The other gospels put Jesus clearing the traders out of the temple during the last week of his life, when the tension is rising in Jerusalem. John puts it right at the beginning of his gospel, like a statement of intent. The way it sits in the words around it makes some people think it was originally in a different place. Perhaps it was moved when the Romans destroyed the temple in AD70, or when Christians were forced out of synagogues a decade later. But what does it say where it is now, near the start of the gospel.
The temple traders were necessary, because the religion of the day saw holiness as being something you had to protect. You couldn’t bring your own animals to sacrifice, because they might not be without blemish. You couldn’t put everyday money in the temple treasury because it had the Roman Emperor’s head on it and would defile the temple. So there needed to be authorised holy offerings and people to trade in them. What begun as a way of getting right with God, had turned into a business, and the religious authorities decided who was in and who was out, who was right and who was wrong, who God would accept and who they did not. You may hear echoes of the concerns of the patriarchs.

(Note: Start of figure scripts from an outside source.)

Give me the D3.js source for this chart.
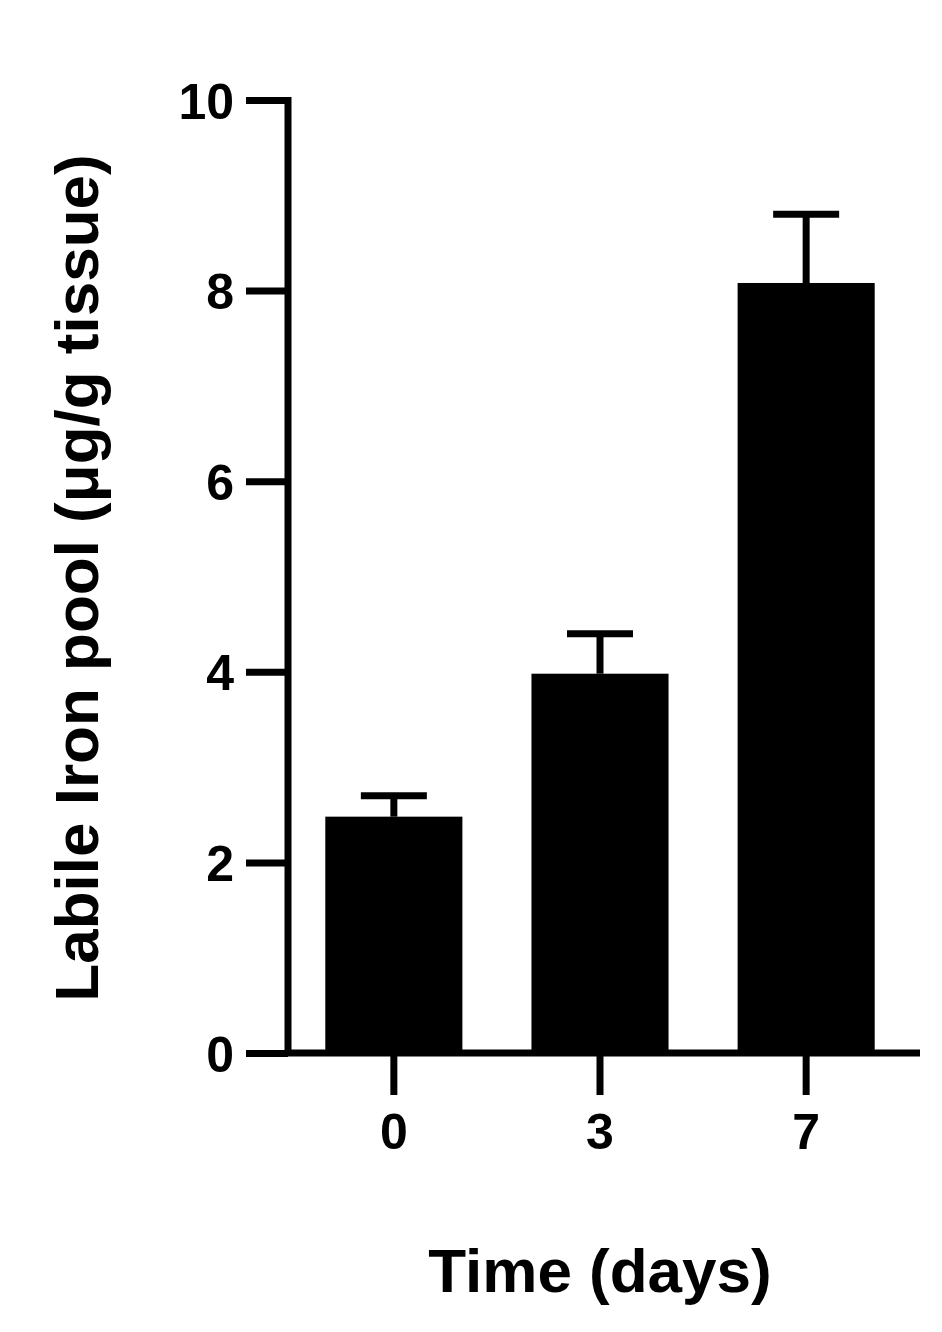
<!DOCTYPE html>
<html><head><meta charset="utf-8">
<script src="https://cdn.jsdelivr.net/npm/d3@7"></script>
<style>body{margin:0;background:#fff}</style>
</head><body>
<svg id="c" width="942" height="1332"></svg>
<script>
const categories = ["0","3","7"];
const means = [2.48, 3.98, 8.08];
const errs = [0.22, 0.42, 0.72];
const yTicks = [0,2,4,6,8,10];

const svg = d3.select("#c");
const font = "'Liberation Sans', Arial, sans-serif";
const y = d3.scaleLinear().domain([0,10]).range([1053,100]);
const x = d3.scaleBand().domain(categories).range([315,885]).paddingInner(0.335).paddingOuter(0.05);
const lw = 7;

const g = svg.append("g");
// bars
g.selectAll("rect.bar").data(categories).join("rect")
  .attr("x", d=>x(d)).attr("width", x.bandwidth())
  .attr("y", (d,i)=>y(means[i])).attr("height",(d,i)=>y(0)-y(means[i]))
  .attr("fill","#000");
// error bars
categories.forEach((c,i)=>{
  const cx = x(c)+x.bandwidth()/2;
  g.append("line").attr("x1",cx).attr("x2",cx).attr("y1",y(means[i])).attr("y2",y(means[i]+errs[i]))
    .attr("stroke","#000").attr("stroke-width",lw);
  g.append("line").attr("x1",cx-33).attr("x2",cx+33).attr("y1",y(means[i]+errs[i])).attr("y2",y(means[i]+errs[i]))
    .attr("stroke","#000").attr("stroke-width",lw);
});
// y axis
const ya = svg.append("g").attr("transform","translate(288,0)")
  .call(d3.axisLeft(y).tickValues(yTicks).tickSize(42).tickPadding(12));
ya.select(".domain").attr("d",`M0,${y(10)-3}V${y(0)+3}`);
// x axis
const xa = svg.append("g").attr("transform","translate(0,1053)")
  .call(d3.axisBottom(x).tickSize(42).tickPadding(18));
xa.select(".domain").attr("d","M285,0H920");
[ya,xa].forEach(a=>{
  a.selectAll("path,line").attr("stroke","#000").attr("stroke-width",lw);
  a.selectAll("text").attr("font-family",font).attr("font-weight","bold").attr("font-size",50).attr("fill","#000");
});
ya.selectAll("text").attr("dy","0.36em");
// titles
svg.append("text").attr("x",600).attr("y",1292).attr("text-anchor","middle")
  .attr("font-family",font).attr("font-weight","bold").attr("font-size",62).text("Time (days)");
svg.append("text").attr("transform","translate(98,578) rotate(-90)").attr("text-anchor","middle")
  .attr("font-family",font).attr("font-weight","bold").attr("font-size",62).text("Labile Iron pool (μg/g tissue)");
</script>
</body></html>
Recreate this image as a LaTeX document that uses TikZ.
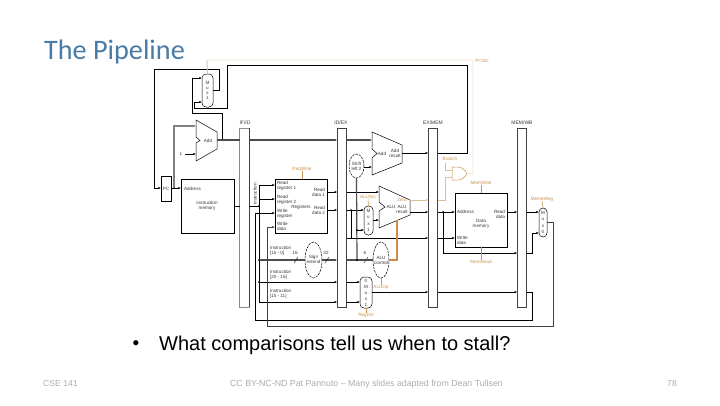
\documentclass[tikz,border=0pt]{standalone}
\usepackage{fontspec}
\setmainfont{Liberation Sans}
\newfontfamily\titlefont{Carlito}
\usetikzlibrary{arrows.meta,shapes.geometric}
\definecolor{titleblue}{HTML}{4A7BA6}
\definecolor{ctrl}{HTML}{C9924E}
\definecolor{ctrlpale}{HTML}{F1E3D2}
\definecolor{ctrlthick}{HTML}{D08A45}
\definecolor{foot}{gray}{0.68}
\definecolor{tiny}{gray}{0.22}
\tikzset{
  x=1pt,y=-1pt,
  lbl/.style={inner sep=0pt,outer sep=0pt,text=tiny,font=\fontsize{4.6}{5.1}\selectfont,align=center},
  lbll/.style={lbl,align=left,anchor=west},
  lblr/.style={lbl,align=right,anchor=east},
  ctl/.style={lbl,text=ctrl},
  pipe/.style={lbl,font=\fontsize{5}{6}\selectfont},
  block/.style={draw=black,line width=0.7pt,fill=white,inner sep=0pt,outer sep=0pt},
  latch/.style={draw=black!75,line width=0.7pt,fill=white,inner sep=0pt,outer sep=0pt,minimum width=9.5pt,minimum height=179pt},
  muxbox/.style={draw=black,line width=0.5pt,fill=white,inner sep=0pt,outer sep=0pt,rounded corners=4pt},
  oval/.style={ellipse,draw=black,line width=0.5pt,dash pattern=on 2.5pt off 1pt,fill=white,inner sep=0pt,outer sep=0pt},
  wire/.style={draw=black,line width=0.75pt},
  awire/.style={wire,-{Latex[length=2.6pt,width=2.2pt]}},
  bus/.style={draw=black!70,line width=1.2pt},
  abus/.style={bus,-{Latex[length=2.6pt,width=2.4pt]}},
  cw/.style={draw=ctrl,line width=0.5pt},
  cwp/.style={draw=ctrlpale,line width=0.8pt},
  slash/.style={draw=black,line width=0.4pt},
  joint/.style={circle,fill=black,inner sep=0pt,minimum size=2pt},
  alu/.style={draw=black,line width=0.5pt,fill=white,line join=miter},
}
\begin{document}
\begin{tikzpicture}
\useasboundingbox (0,0) rectangle (720,405);
\fill[white] (0,0) rectangle (720,405);

% ---- slide text
\node[inner sep=0pt,anchor=base west,text=titleblue,font=\titlefont\fontsize{28.2}{32}\selectfont] (title) at (44,59) {The Pipeline};
\node[inner sep=0pt,anchor=center,font=\fontsize{19}{20}\selectfont] (bullet) at (136,345) {•};
\node[inner sep=0pt,anchor=west,font=\fontsize{20}{22}\selectfont] (point) at (159,345.5) {What comparisons tell us when to stall?};
\node[inner sep=0pt,anchor=west,text=foot,font=\fontsize{8.6}{10}\selectfont] (fl) at (43,384) {CSE 141};
\node[inner sep=0pt,anchor=center,text=foot,font=\fontsize{8.8}{10}\selectfont] (fc) at (366.5,384) {CC BY-NC-ND Pat Pannuto – Many slides adapted from Dean Tullsen};
\node[inner sep=0pt,anchor=center,text=foot,font=\fontsize{8.6}{10}\selectfont] (fr) at (672,384) {78};

% ---- blocks
\node[block,minimum width=10pt,minimum height=25pt] (pc) at (166,188.5) {};
\node[block,minimum width=53pt,minimum height=54pt] (im) at (207.5,206) {};
\node[block,minimum width=52pt,minimum height=54pt] (regs) at (301,206) {};
\node[block,minimum width=52pt,minimum height=54pt] (dm) at (481,220) {};
\node[latch,draw=black!45] (ifid) at (244.5,217.5) {};
\draw[draw=black!75,line width=0.7pt] (ifid.north east) -- (ifid.south east);
\node[latch] (idex) at (342,217.5) {};
\node[latch] (exmem) at (433,217.5) {};
\node[latch] (memwb) at (522,217.5) {};
\node[muxbox,minimum width=11pt,minimum height=33pt] (muxa) at (207.5,90.5) {};
\node[muxbox,minimum width=9pt,minimum height=29pt] (muxb) at (368.5,220.5) {};
\node[muxbox,minimum width=12pt,minimum height=31pt] (muxc) at (366,292.5) {};
\node[muxbox,minimum width=8pt,minimum height=29pt] (muxd) at (543,222.5) {};
\node[oval,minimum width=15pt,minimum height=24pt] (shift) at (356.5,166) {};
\node[oval,minimum width=17pt,minimum height=36pt] (sext) at (313.5,260) {};
\node[oval,minimum width=16pt,minimum height=36pt] (aluc) at (381,260) {};

% ---- adders and ALU
\draw[alu] (196,120) -- (217,132) -- (217,149) -- (196,161) -- (196,143) -- (200,140.5) -- (196,137) -- cycle;
\draw[alu] (372,132) -- (402,145) -- (402,163) -- (372,175) -- (372,158) -- (377,153.5) -- (372,149) -- cycle;
\draw[alu] (379,186) -- (410,200) -- (410,215) -- (379,228) -- (379,211) -- (385,207) -- (379,202) -- cycle;
\coordinate (addIn1) at (196,126);
\coordinate (addIn2) at (196,154);
\coordinate (addOut) at (217,140);
\coordinate (braIn1) at (372,140);
\coordinate (braIn2) at (372,167);
\coordinate (braOut) at (402,153);
\coordinate (aluIn1) at (379,192);
\coordinate (aluIn2) at (379,220);
\coordinate (aluZero) at (410,200);
\coordinate (aluRes) at (410,212);
\coordinate (aluCtl) at (397,220);

% ---- AND gate
\draw[draw=ctrl,line width=0.5pt,fill=white] (452,167) -- (458,167) .. controls (462,167) and (465,170) .. (467,173.5) .. controls (465,177) and (462,180) .. (458,180) -- (452,180) -- cycle;
\coordinate (andIn1) at (452,170);
\coordinate (andIn2) at (452,177);
\coordinate (andOut) at (467,173.5);

% ---- named pins
\coordinate (muxaIn0) at (202,78);
\coordinate (muxaIn1) at (202,102);
\coordinate (muxaOut) at (213,90);
\coordinate (one) at (185,154);
\coordinate (iBus) at (259,206);
\coordinate (rr1) at (275,185);
\coordinate (rr2) at (275,199);
\coordinate (wr) at (275,213);
\coordinate (wd) at (275,227);
\coordinate (rd1) at (327,192);
\coordinate (rd2) at (327,210);
\coordinate (dmAddr) at (455,212);
\coordinate (dmWd) at (455,238);
\coordinate (dmRd) at (507,212);

% ---- PC loop
\draw[awire] (muxaOut) -- (219,90) -- (219,69) -- (154,69) -- (154,188) -- (pc.west|-0,188);
\draw[awire] (exmem.east|-braOut) -- (467,153) -- (467,65) -- (227,65) -- (227,108) -- (194,108) -- (194,102) -- (muxaIn1);
\draw[awire] (222,140) -- (222,113) -- (192,113) -- (192,78) -- (muxaIn0);
\draw[awire] (pc.east|-0,188) -- (im.west|-0,188);
\draw[abus,draw=black!50] (174,188) -- (174,126) -- (addIn1);
\draw[awire] (one) -- (addIn2);
\draw[bus] (addOut) -- (ifid.west|-addOut);
\draw[abus] (ifid.east|-addOut) -- (idex.west|-addOut);
\draw[abus] (idex.east|-addOut) -- (braIn1);
\draw[awire] (shift.east|-braIn2) -- (braIn2);
\draw[awire] (braOut) -- (exmem.west|-braOut);

% ---- instruction bus
\draw[wire] (im.east|-iBus) -- (ifid.west|-iBus);
\draw[wire] (ifid.east|-iBus) -- (iBus);
\draw[wire] (259,185) -- (259,302);
\draw[awire] (259,185) -- (rr1);
\draw[awire] (259,199) -- (rr2);
\draw[bus] (259,260) -- (sext.west);
\draw[abus] (sext.east) -- (idex.west|-sext.east);
\draw[awire] (259,282) -- (idex.west|-0,282);
\draw[awire] (259,302) -- (idex.west|-0,302);
\node[joint] (j1) at (259,206) {};
\node[joint] (j2) at (259,260) {};
\node[joint] (j3) at (259,282) {};
\draw[slash] (294,263) -- (298,257);
\draw[slash] (325,263) -- (329,257);
\draw[slash] (364,263) -- (368,257);

% ---- register outputs
\draw[awire] (rd1) -- (idex.west|-rd1);
\draw[awire] (rd2) -- (idex.west|-rd2);
\draw[awire] (idex.east|-rd1) -- (aluIn1);
\draw[awire] (idex.east|-rd2) -- (muxb.west|-rd2);
\draw[awire] (351,210) -- (351,238) -- (exmem.west|-0,238);
\draw[bus] (idex.east|-sext.east) -- (aluc.west);
\draw[bus] (357,260) -- (shift.south);
\draw[awire] (357,230) -- (muxb.west|-0,230);
\draw[awire] (muxb.east|-aluIn2) -- (aluIn2);
\node[joint] (j4) at (351,210) {};
\node[joint] (j5) at (357,230) {};
\node[joint] (j6) at (357,260) {};

% ---- EX/MEM outputs
\draw[awire] (aluRes) -- (exmem.west|-aluRes);
\draw[awire] (exmem.east|-aluRes) -- (dmAddr);
\draw[awire] (exmem.east|-dmWd) -- (dmWd);
\draw[awire] (443,212) -- (443,253) -- (memwb.west|-0,253);
\node[joint] (j7) at (443,212) {};
\draw[awire] (dmRd) -- (memwb.west|-dmRd);
\draw[awire] (memwb.east|-dmRd) -- (muxd.west|-dmRd);
\draw[awire] (memwb.east|-0,253) -- (532,253) -- (532,233) -- (muxd.west|-0,233);

% ---- write-back
\draw[awire] (muxc.east|-0,292) -- (exmem.west|-0,292);
\draw[awire] (exmem.east|-0,292) -- (memwb.west|-0,292);
\draw[awire] (memwb.east|-0,292) -- (532,292) -- (532,320) -- (255,320) -- (255,213) -- (wr);
\draw[awire,draw=black!75] (muxd.east|-0,222) -- (553,222) -- (553,326) -- (267,326) -- (267,227) -- (wd);
\draw[awire] (idex.east|-0,282) -- (muxc.west|-0,282);
\draw[awire] (idex.east|-0,302) -- (muxc.west|-0,302);
\draw[wire] (idex.east|-0,238) -- (351,238);

% ---- control lines
\draw[cwp] (andOut) -- (473,173.5) -- (473,60) -- (207,60) -- (muxa.north);
\draw[draw=ctrl!70,line width=0.5pt] (207,60) -- (muxa.north);
\node[ctl] (lPCSrc) at (482,61) {PCSrc};
\node[ctl] (lRegWrite) at (302,169) {RegWrite};
\draw[cw] (lRegWrite.south) -- (regs.north-|lRegWrite.south);
\node[ctl] (lBranch) at (450,159) {Branch};
\draw[cw,draw=ctrl!60] (445,163) -- (445,170) -- (andIn1);
\draw[cw,draw=ctrl!60,-{Latex[length=2.4pt,width=2pt]}] (aluZero) -- (exmem.west|-aluZero);
\draw[cw,draw=ctrl!60] (exmem.east|-aluZero) -- (445,200) -- (445,177) -- (andIn2);
\node[ctl] (lZero) at (402,200) {Zero};
\node[ctl] (lMemWrite) at (481,183) {MemWrite};
\draw[draw=ctrl,line width=1pt] (lMemWrite.south-|dm.north) -- (dm.north);
\node[ctl] (lMemRead) at (481,262) {MemRead};
\draw[draw=ctrl,line width=1pt] (dm.south) -- (lMemRead.north-|dm.south);
\node[ctl] (lMemtoReg) at (542,199) {MemtoReg};
\draw[cw] (lMemtoReg.south) -- (muxd.north);
\node[ctl] (lALUSrc) at (368,197) {ALUSrc};
\draw[cw] (lALUSrc.south) -- (muxb.north);
\node[ctl] (lALUOp) at (381,287) {ALUOp};
\draw[cw] (aluc.south) -- (lALUOp.north);
\node[ctl] (lRegDst) at (366,315) {RegDst};
\draw[cw] (muxc.south) -- (lRegDst.north);
\draw[draw=ctrlthick,line width=1.4pt] (aluc.east) -- (397,260) -- (aluCtl);

% ---- pipeline labels
\node[pipe] (pIFID) at (245,123) {IF/ID};
\node[pipe] (pIDEX) at (341,123) {ID/EX};
\node[pipe] (pEXMEM) at (433,123) {EX/MEM};
\node[pipe] (pMEMWB) at (522,123) {MEM/WB};

% ---- block labels
\node[lbl] (tAdd) at (208,140.5) {Add};
\node[lbl] (tOne) at (181,154) {1};
\node[lbl] (tPC) at (166,189) {PC};
\node[lbll] (tAddr) at (184,189) {Address};
\node[lbl] (tIM) at (207,206) {Instruction\\memory};
\node[lbl,rotate=90] (tInst) at (255,194) {Instruction};
\node[lbll] (tR1) at (277,185.5) {Read\\register 1};
\node[lbll] (tR2) at (277,199.5) {Read\\register 2};
\node[lbll] (tW1) at (277,213.5) {Write\\register};
\node[lbll] (tW2) at (277,226.5) {Write\\data};
\node[lbl] (tRegs) at (301,207) {Registers};
\node[lblr] (tD1) at (325,192.5) {Read\\data 1};
\node[lblr] (tD2) at (325,210.5) {Read\\data 2};
\node[lbl] (tSx) at (313.5,259) {Sign\\extend};
\node[lbl] (t16) at (295,253) {16};
\node[lbl] (t32) at (326,253) {32};
\node[lbl] (t6) at (365,253) {6};
\node[lbll] (tI1) at (270,251) {Instruction\\{[15 - 0]}};
\node[lbll] (tI2) at (270,275) {Instruction\\{[20 - 16]}};
\node[lbll] (tI3) at (270,294) {Instruction\\{[15 - 11]}};
\node[lbl] (tSh) at (356.5,166) {Shift\\left 2};
\node[lbl] (tAdd2) at (382,153.5) {Add};
\node[lbl] (tAddRes) at (395,153.5) {Add\\result};
\node[lbl] (tALU) at (391,207) {ALU};
\node[lbl] (tAluRes) at (402,209.5) {ALU\\result};
\node[lbl] (tAC) at (381,260) {ALU\\control};
\node[lbll] (tDA) at (457,212) {Address};
\node[lbl] (tDM) at (481,224) {Data\\memory};
\node[lblr] (tDR) at (505,214) {Read\\data};
\node[lbll] (tDW) at (457,240) {Write\\data};
\node[lbl] (mA) at (207.5,90.5) {M\\u\\x\\1};
\node[lbl,font=\fontsize{4.6}{6.2}\selectfont] (mB) at (368.5,220.5) {M\\u\\x\\1};
\node[lbl,font=\fontsize{4.6}{6}\selectfont] (mC) at (366,292.5) {0\\M\\u\\x\\1};
\node[lbl,font=\fontsize{4.6}{6.2}\selectfont] (mD) at (543,222.5) {M\\u\\x\\0};
\end{tikzpicture}
\end{document}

Jesus, then, is challenging the purity system. He does not see holiness as something to be maintained by separation, but something he brings to any situation with the touch of God. He does not want people’s access to God limited, but wants to give an encounter with God to those who need love, renewal and healing. And Jesus is challenging any transactional interpretation of being put right with God, and replacing it with a living relationship of trust in God.
Jesus says, ‘Destroy this temple and I will rebuild it in three days!’ The threat to the temple is one of the charges made at his trial in the other gospels. Here in John it becomes a kind of passion prediction. In the other gospels Jesus is shown to say that he must suffer, be rejected, be killed and rise again, here Jesus says the same thing in a cryptic way, and his disciples reflect on his words in the light of later experience. But as well as a passion prediction, Jesus is also shifting the focus from the temple to himself, and from the temple being the place of encountering and putting right the relationship with God, to forgiveness and reconciliation being found in him. And he passes pointing this out on to the Church. So, forgiveness is no longer centred in the temple in Jerusalem, it is available through the whole world and various cultures through those who gather in Jesus name. The same disciples who reflected on the meaning of the temple metaphor are the ones whom Jesus called friends because they knew what he was about.
We are reminded then, that our role is not to run a church, but to be a people who point to Jesus as a person who offers an encounter with God and gives forgiveness. We are reminded that through faith we are children of Abraham, called to be a blessing to others. God is open to all people, in all places. Our Lenten journey is not just about seeking a new encounter with God, or relating better to God, but about being open to God to find our part in God’s work in the world, and trusting in God to help us fulfil his purpose.
Questions for reflection:
- What stories about your life and faith have you revised in the light of experience?
- What does it mean for you to be responsible for God, not just responsible to God?